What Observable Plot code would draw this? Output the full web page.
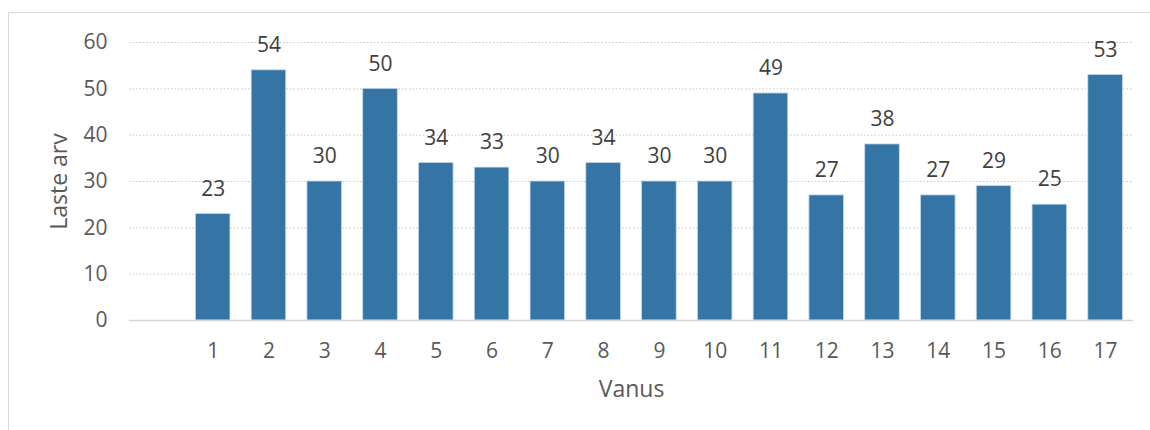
<!DOCTYPE html>
<html>
<head>
<meta charset="utf-8">
<script src="https://cdn.jsdelivr.net/npm/d3@7"></script>
<script src="https://cdn.jsdelivr.net/npm/@observablehq/plot@0.6"></script>
<style>
  html, body { margin: 0; padding: 0; background: #fff; overflow: hidden; width: 1150px; height: 430px; }
  #frame { position: absolute; left: 8px; top: 12px; width: 1160px; height: 440px; border: 1px solid #d9d9d9; box-sizing: border-box; }
  #chart { position: absolute; left: 0; top: 0; }
</style>
</head>
<body>
<div id="frame"></div>
<div id="chart"></div>
<script>
const ages = ["1","2","3","4","5","6","7","8","9","10","11","12","13","14","15","16","17"];
const counts = [23,54,30,50,34,33,30,34,30,30,49,27,38,27,29,25,53];
const yTicks = [0,10,20,30,40,50,60];
const xLabel = "Vanus";
const yLabel = "Laste arv";

const data = ages.map((a, i) => ({age: a, count: counts[i]}));
const xDomain = [""].concat(ages);

const font = "'Open Sans', sans-serif";

const chart = Plot.plot({
  width: 1150,
  height: 430,
  marginLeft: 129,
  marginRight: 17,
  marginTop: 42,
  marginBottom: 110,
  style: {background: "transparent", fontFamily: font, fontSize: "21px", color: "#595959"},
  x: {domain: xDomain, paddingInner: 0.38, paddingOuter: 0.19, round: false, label: null, tickSize: 0, tickPadding: 23},
  y: {domain: [0, 60], ticks: yTicks, label: null, tickSize: 0, tickPadding: 22},
  marks: [
    Plot.ruleY(yTicks.filter(d => d > 0), {stroke: "#c8c8c8", strokeWidth: 1, strokeDasharray: "1.5,2"}),
    Plot.barY(data, {x: "age", y: "count", fill: "#3575a6", stroke: "#c5d8ea", strokeWidth: 0.8}),
    Plot.ruleY([0], {stroke: "#d4d4d4", strokeWidth: 1.5}),
    Plot.text(data, {x: "age", y: "count", text: d => String(d.count), dy: -25, lineAnchor: "middle", fill: "#404040", fontSize: 21, fontFamily: font}),
    Plot.text([yLabel], {frameAnchor: "left", dx: -70, rotate: -90, textAnchor: "middle", lineAnchor: "middle", fill: "#595959", fontSize: 23, fontFamily: font}),
    Plot.text([xLabel], {frameAnchor: "bottom", dy: 69, textAnchor: "middle", lineAnchor: "middle", fill: "#595959", fontSize: 23, fontFamily: font})
  ]
});
document.getElementById("chart").appendChild(chart);
</script>
</body>
</html>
_ _ _ _ _ _ _
WHAT NEEDS TO BE DONE -
In your copy of the listing above, reproduce each line exactly and omit all pictures.

RESPONSE TO THE TASK -
What Observable Plot code would draw this? Output the full web page.
<!DOCTYPE html>
<html>
<head>
<meta charset="utf-8">
<script src="https://cdn.jsdelivr.net/npm/d3@7"></script>
<script src="https://cdn.jsdelivr.net/npm/@observablehq/plot@0.6"></script>
<style>
  html, body { margin: 0; padding: 0; background: #fff; overflow: hidden; width: 1150px; height: 430px; }
  #frame { position: absolute; left: 8px; top: 12px; width: 1160px; height: 440px; border: 1px solid #d9d9d9; box-sizing: border-box; }
  #chart { position: absolute; left: 0; top: 0; }
</style>
</head>
<body>
<div id="frame"></div>
<div id="chart"></div>
<script>
const ages = ["1","2","3","4","5","6","7","8","9","10","11","12","13","14","15","16","17"];
const counts = [23,54,30,50,34,33,30,34,30,30,49,27,38,27,29,25,53];
const yTicks = [0,10,20,30,40,50,60];
const xLabel = "Vanus";
const yLabel = "Laste arv";

const data = ages.map((a, i) => ({age: a, count: counts[i]}));
const xDomain = [""].concat(ages);

const font = "'Open Sans', sans-serif";

const chart = Plot.plot({
  width: 1150,
  height: 430,
  marginLeft: 129,
  marginRight: 17,
  marginTop: 42,
  marginBottom: 110,
  style: {background: "transparent", fontFamily: font, fontSize: "21px", color: "#595959"},
  x: {domain: xDomain, paddingInner: 0.38, paddingOuter: 0.19, round: false, label: null, tickSize: 0, tickPadding: 23},
  y: {domain: [0, 60], ticks: yTicks, label: null, tickSize: 0, tickPadding: 22},
  marks: [
    Plot.ruleY(yTicks.filter(d => d > 0), {stroke: "#c8c8c8", strokeWidth: 1, strokeDasharray: "1.5,2"}),
    Plot.barY(data, {x: "age", y: "count", fill: "#3575a6", stroke: "#c5d8ea", strokeWidth: 0.8}),
    Plot.ruleY([0], {stroke: "#d4d4d4", strokeWidth: 1.5}),
    Plot.text(data, {x: "age", y: "count", text: d => String(d.count), dy: -25, lineAnchor: "middle", fill: "#404040", fontSize: 21, fontFamily: font}),
    Plot.text([yLabel], {frameAnchor: "left", dx: -70, rotate: -90, textAnchor: "middle", lineAnchor: "middle", fill: "#595959", fontSize: 23, fontFamily: font}),
    Plot.text([xLabel], {frameAnchor: "bottom", dy: 69, textAnchor: "middle", lineAnchor: "middle", fill: "#595959", fontSize: 23, fontFamily: font})
  ]
});
document.getElementById("chart").appendChild(chart);
</script>
</body>
</html>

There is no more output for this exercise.